Thursday, October 20, 2016

THE “FREEDOM” OF POSTMODERNISM





Years ago, Bob Dylan sang the song, “You Gotta Serve Someone.” The more I thought about it, the more I saw that he was onto something. The baby serves his or her instinctual survival needs. They cry when they are hungry and know to drink the mother’s milk. When we mature, we begin to serve other needs – both emotional and psychological. Later, these demanding needs become social, as we seek approval and a place among our peers.

However, somewhere along the line, we also have to learn how to restrain our desires. Our conscience begins to kick in along with social norms. These tell us that we cannot always serve our desires. We cannot fight and scream when we don’t get what we want, or can we?

Our postmodern culture is now telling us that can have it all. In fact, you should have it all. We should have our desires, even if it means that we surgically change our sex. If that is not enough, society will now penalize those who speak out against this insipient I-want-it-now mentality.

How did postmodernity achieve this revolution? It has convinced us that:

·       Repression is bad. It inhibits us. Instead, we have to be who we are and desire whatever we want.
·       We have to be all that we can be.
·       Exercising self-control makes us less authentic.
·       The conscience interferes with our finding self-fulfillment.
·       Those we had regarded as authorities are all wrong.
·       Instead, we are the authors of our own reality, captains of our own ship, and we should empower ourselves to pursue our dreams.
·       We create our own reality. There is no other reality but what we create.
·       There are no higher truths or principles to tell us that we have done wrong. We should be our own judge and jury.

However, the freedom that postmodernism has promised is just another form of servitude. Instead of serving ideals, we now abandoned to serve our feelings and desires. The external ideals – objective moral law and our cultural inheritance – have been destroyed. Left alone to our feelings and desires, we find ourselves without a roadmap to tell us what to do with these desires. We are left to serve them. We now live with open borders, tyrannized by demanding desires.

I know that this sounds a bit extreme. So I want to try to illustrate how the removal of moral authorities has stripped us and has left us vulnerable to a more destructive and tyrannical set of authorities.

Have you ever noticed that when you get in a fight, it is always the other person who is in the wrong? I certainly have! In fact, the resulting feelings are so powerfully authoritative. I believe that I have been wronged, victimized, and humiliated. We want revenge, even if only in our own heart or the use of the silent treatment.

When objective principles of right and wrong have been crushed under foot, there is nothing remaining, nothing higher than our feelings, to correct us and show us that we have been wrong in our assessment and determination to seek some form of revenge. Our desires are left unchecked to tyrannize.

Our choices can kill. I had been convinced that my wife had wronged me, and I resented her for this. However, I had forgotten how many times she had forgiven me, but even recalling these wasn’t enough. My feelings had been so strong that they stomped down every other consideration in their path. Instead, these feelings dictated that she always misconstrued what I had said and she always would. I was livid.

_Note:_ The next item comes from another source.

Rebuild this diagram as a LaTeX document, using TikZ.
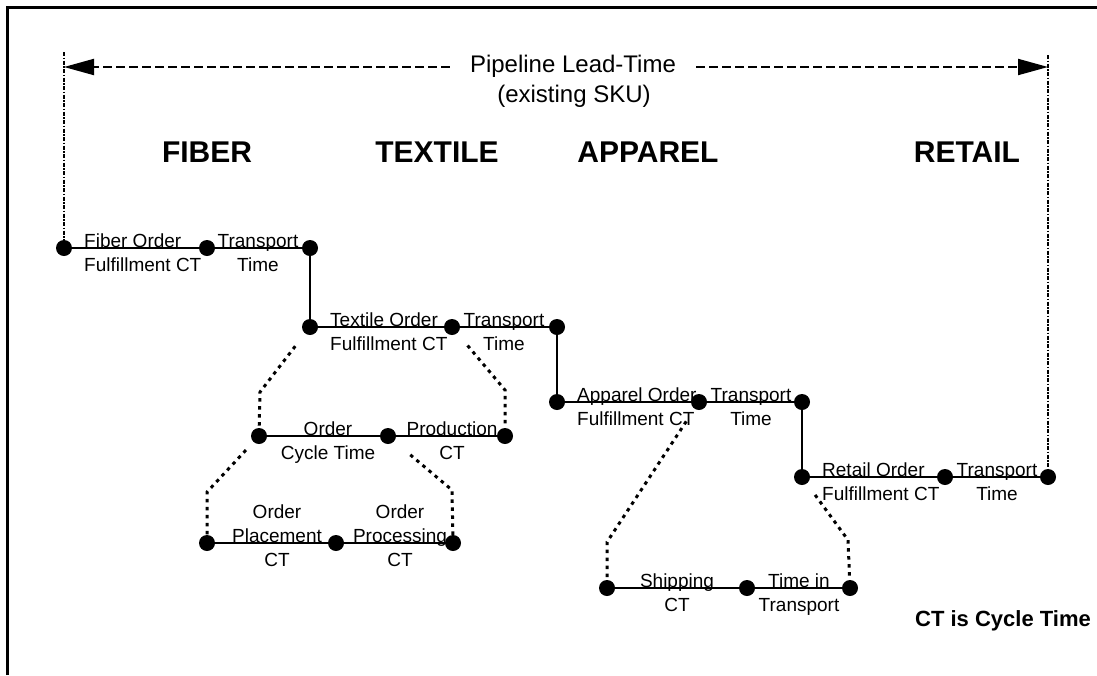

If I was a postmodernist, my feelings would have remained king. They would have presided over any pragmatic concerns for my own welfare.

I needed protection from myself and to be convinced that my unforgiveness was absolutely wrong and that my failure to receive her back into my heart was an absolute betrayal of love and commitment. I needed far more than what postmodernism could offer. I needed to know that there is something higher than my feelings and even a cost/benefit assessment. I needed to be told that I was absolutely wrong.

This is what Scripture tells me. No, it comes crashing down upon me, indicting and correcting me, and ultimately, restoring us. I need God’s Word to break through my coercive and imperialistic feelings and desires and to put them in their rightful and humbled place.

I don’t know how other couples make it and how they can stand up against this postmodern madness. When caught cheating, a husband explained,

·       “Well, having multiple partners is just what I am about. This is my truth. You have no right to dictate to me your truth. Keep your own truth for yourself.”

Of course, they divorced. They no longer shared the common ground, a higher truth. Instead, postmodernism damned them to divorce. They had become captains of their own ships and were their compass was leading them to separate ports.

There is no escaping it. We have to serve someone. It will either be our own desires or it will be something above us, hopefully, Someone who dignifies our service.